Поздний Хайдеггер, чтобы уйти от языка метафизики, развивал свой собственной наполовину поэтический язык, выглядевший от опуса к опусу каждый раз иначе, так что Хайдеггер оказывался перед лицом необходимости постоянного перевода своего собственного языка. Удалось бы ему найти язык для такого перевода или нет - не столь важно, но задача была поставлена, и это задача “понимания”. Гадамер осознает - в полную противоположность с французскими “продолжателями”, - что его попытки “перевода” Хайдеггера указывают на собственные пределы и в особенности показывают, насколько сильно он сам укоренен в романтической традиции наук о духе и их гуманитарном наследии. Дать представление о радикальности Хайдеггера мог бы, пожалуй, тот факт, что критика феноменологического неокантианства гуссерлевского толка привела его, в конце концов, фактически к объявлению Ницше завершением, финишной чертой того, что он называл историей забвения бытия. Но Гадамера не устраивает и французская интерпретация Ницше, так как она придает значение наиболее экспериментальному, пробному в мышлении Ницше. Только так им удается считать, что опыт бытия, который Хайдеггер стремился открыть по ту сторону метафизики, уступает в радикализме экстремизму Ницше. На самом деле, в образе Ницше, созданном Хайдеггером, проявляется глубокая двусмысленность, неоднозначность, поскольку Хайдеггер следовал за ним до последней черты и как раз там увидел всю бессодержательность метафизики в действии, поскольку и в ценности, и отказе признать ценностью любую ценность само бытие фактически становится ценностным понятием на службе у “воли к власти”. В попытке продумать бытие Хайдеггер идет дальше подобного упразднения метафизики в ценностном мышлении или, лучше сказать, он возвращается назад по ту сторону всякой метафизики, не удовлетворившись экстремизмом ее самоупразднения, как Ницше. По Хайдеггеру, только в опыте бытия к смерти мы обретаем индивидуальность. Для верного романтическим идеалам Гадамера этот опыт казался слишком брутальным. Он писал об опыте понимания, объединяющего людей в диалоге, где нравственное признание достигается приобщением к сути дела.

Деррида назвал свой метод деконструкцией, которая нацелена на выявление разнообразных следов “допредикативного” и “дофеноменального”, а также остатков старых дискурсов, даже тех, которые подвергались критике и объявлялись "снятыми". Так Деррида говорит о намерении "распознать в хайдеггеровском тексте признаки принадлежности к метафизике и к тому, что он называет онто-теология"32. Это связано с тем, что все мы вынуждены заимствовать в экономическом и стратегическом плане синтаксические и лексические ресурсы языка метафизики в самый момент ее деконструкции. Деррида говорит о своем стремлении прочитывать философемы как своеобразные симптомы чего-то такого, что не могло присутствовать в истории философии, и что нигде не присутствует. Но речь идет при этом не столько о тайне отсутствующего, сколько о постановке под вопрос самого понятия присутствия как смысла бытия у Хайдеггера. Следы или симптомы его Деррида находит от Платона к Руссо, к Соссюру, к Гуссерлю и Хайдеггеру.
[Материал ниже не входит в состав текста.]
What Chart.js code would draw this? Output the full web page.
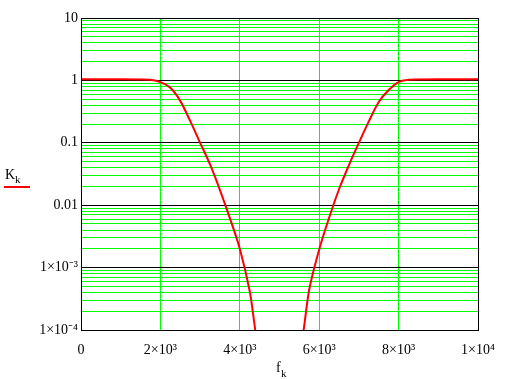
<!DOCTYPE html>
<html>
<head>
<meta charset="utf-8">
<script src="https://cdn.jsdelivr.net/npm/chart.js@4.4.1/dist/chart.umd.min.js"></script>
<style>
  html, body { margin: 0; padding: 0; background: #fff; }
  #wrap { width: 507px; height: 379px; }
</style>
</head>
<body>
<div id="wrap"><canvas id="c" width="507" height="379"></canvas></div>
<script>
// frequency f_k (Hz) and gain K_k
var freq = [0, 500, 1000, 1500, 1750, 2000, 2250, 2500, 2750, 3000, 3250, 3500, 3750, 4000, 4250, 4500,
            5500, 5750, 6000, 6250, 6500, 6750, 7000, 7250, 7500, 7750, 8000, 8250, 8500, 9000, 9500, 10000];
var gain = [1.04, 1.04, 1.04, 1.035, 1.02, 0.94, 0.76, 0.47, 0.224, 0.1, 0.045, 0.0175, 0.0062, 0.002, 0.00042, 0.00005,
            0.00005, 0.00045, 0.00195, 0.0063, 0.018, 0.044, 0.1, 0.22, 0.45, 0.7, 0.94, 1.02, 1.035, 1.04, 1.04, 1.04];

var xTicks = [0, 2000, 4000, 6000, 8000, 10000];
var xLabels = ["0", "2\u00d710\u00b3", "4\u00d710\u00b3", "6\u00d710\u00b3", "8\u00d710\u00b3", "1\u00d710\u2074"];
var yDecades = [1e-4, 1e-3, 0.01, 0.1, 1, 10];
var yLabels = ["1\u00d710\u207b\u2074", "1\u00d710\u207b\u00b3", "0.01", "0.1", "1", "10"];

var pts = freq.map(function (f, i) { return { x: f, y: gain[i] }; });

function isDecade(v) {
  var l = Math.log10(v);
  return Math.abs(l - Math.round(l)) < 1e-6;
}

// axis names with subscripts, plus the legend stroke under K_k
var axisNames = {
  id: "axisNames",
  afterDraw: function (chart) {
    var ctx = chart.ctx;
    ctx.save();
    ctx.fillStyle = "#000";
    ctx.textBaseline = "alphabetic";
    ctx.font = "14px 'Liberation Serif'";
    ctx.fillText("K", 5, 179);
    ctx.fillText("f", 276, 372);
    ctx.font = "11px 'Liberation Serif'";
    ctx.fillText("k", 15, 183);
    ctx.fillText("k", 281, 377);
    ctx.strokeStyle = "#ff0000";
    ctx.lineWidth = 2;
    ctx.beginPath();
    ctx.moveTo(4, 187);
    ctx.lineTo(30, 187);
    ctx.stroke();
    ctx.restore();
  }
};

new Chart(document.getElementById("c"), {
  type: "line",
  data: {
    datasets: [{
      data: pts,
      borderColor: "#ff0000",
      borderWidth: 2,
      pointRadius: 0,
      fill: false,
      cubicInterpolationMode: "monotone"
    }]
  },
  options: {
    responsive: false,
    animation: false,
    layout: { padding: { top: 18, right: 29, left: 0, bottom: 0 } },
    plugins: { legend: { display: false }, tooltip: { enabled: false } },
    scales: {
      x: {
        type: "linear",
        min: 0,
        max: 10000,
        afterBuildTicks: function (s) { s.ticks = xTicks.map(function (v) { return { value: v }; }); },
        afterFit: function (s) { s.height = 49; },
        ticks: {
          padding: 12,
          color: "#000",
          font: { family: "'Liberation Serif'", size: 14 },
          maxRotation: 0,
          callback: function (v) { var i = xTicks.indexOf(v); return i < 0 ? "" : xLabels[i]; }
        },
        grid: {
          drawTicks: false,
          color: function (c) { return (c.tick && (c.tick.value === 0 || c.tick.value === 10000)) ? "#000" : "#00ff00"; }
        },
        border: { color: "#000", width: 1 }
      },
      y: {
        type: "logarithmic",
        min: 1e-4,
        max: 10,
        afterBuildTicks: function (s) {
          var t = [];
          for (var e = -4; e <= 0; e++) {
            for (var m = 1; m <= 9; m++) t.push({ value: m * Math.pow(10, e) });
          }
          t.push({ value: 10 });
          s.ticks = t;
        },
        afterFit: function (s) { s.width = 81; },
        ticks: {
          padding: 3,
          color: "#000",
          autoSkip: false,
          font: { family: "'Liberation Serif'", size: 14 },
          callback: function (v) {
            for (var i = 0; i < yDecades.length; i++) {
              if (Math.abs(v / yDecades[i] - 1) < 1e-6) return yLabels[i];
            }
            return "";
          }
        },
        grid: {
          drawTicks: false,
          color: function (c) { return (c.tick && isDecade(c.tick.value)) ? "#000" : "#00ff00"; }
        },
        border: { color: "#000", width: 1 }
      }
    }
  },
  plugins: [axisNames, {
    id: "frame",
    afterDraw: function (chart) {
      var a = chart.chartArea, ctx = chart.ctx;
      ctx.save();
      ctx.strokeStyle = "#000";
      ctx.lineWidth = 1;
      ctx.strokeRect(Math.round(a.left) + 0.5, Math.round(a.top) + 0.5, Math.round(a.right - a.left), Math.round(a.bottom - a.top));
      ctx.restore();
    }
  }]
});
</script>
</body>
</html>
Преимущество деконструкции Деррида видит в том, чтобы дойти до края мысли об истине бытия, “открыться такому разнесению, которое еще не определялось бы на языке Запада как разница между бытием и сущим”33. Герменевтика направлена на единство, достигаемое на основе значительного разговора о сути дела. Деконструкция — знаковый процесс, в котором нет единства, нет метафизики, до значений предписывающей их определенный порядок. Она реализуется в форме археологии следа, дополнения, стиля, рассеяния, различения. Например, дополнение поглощает постепенно понятие и таким образом освобождает от террора метафизического логоцентризма. Герменевтика наоборот стремится избавиться от дополнений как отклонений от сути дела и ищет суть дела как ядро значения. Дополнения и отступления – это болтовня. Поэтому герменевтика непримирима с деконструкцией, которая в действительности ограничивает ее универсалистские притязания, на которые уже покушались критика идеологии (Хабермас) и психоанализ (Лакан). Для деконструкции важна не однозначность, а многозначность, неопределенность, размытость. Дополнение — это коннотации к основному ядру, которое должно применяться во все время меняющихся условиях. Вместе с тем, деконструкция у Деррида не лишена и претензий на постижение непостижимого. Когда он утверждает, что аналитика “Бытия и времени” организована оппозицией “собственное-несобственное”, “сокрытое-несокрытое”, то сам притязает на постижение изначального до различения бытия и сущего.

Деррида критикует преобразование написанного в голос, а Гадамер говорит о преобразовании его в разговор. Понимание – это понимание другого. Оно возможно, если написанное понимается. Здесь нет тождества автора и читателя, разговор — это способность встать на место другого, а не присвоение. Здесь речь не идет о том, чтобы слышать только собственный голос, чем грешит логоцентризм. Эта ошибка Деррида мешает ему понять герменевтику. Гадамер несомненно прав в своих замечаниях. Удивительно, что Деррида сравнивающий опыт трансцендентального сознания Гуссерля и бессознательное Фрейда и заметивший, что они совпадают в том, что опираются на метафизику вытеснения и замещения, тем не менее, сам по отношению к себе не сумел применить этот опыт и, таким образом, упрек в следовании “метафизики” применим ему настолько же, насколько и к Хайдеггеру.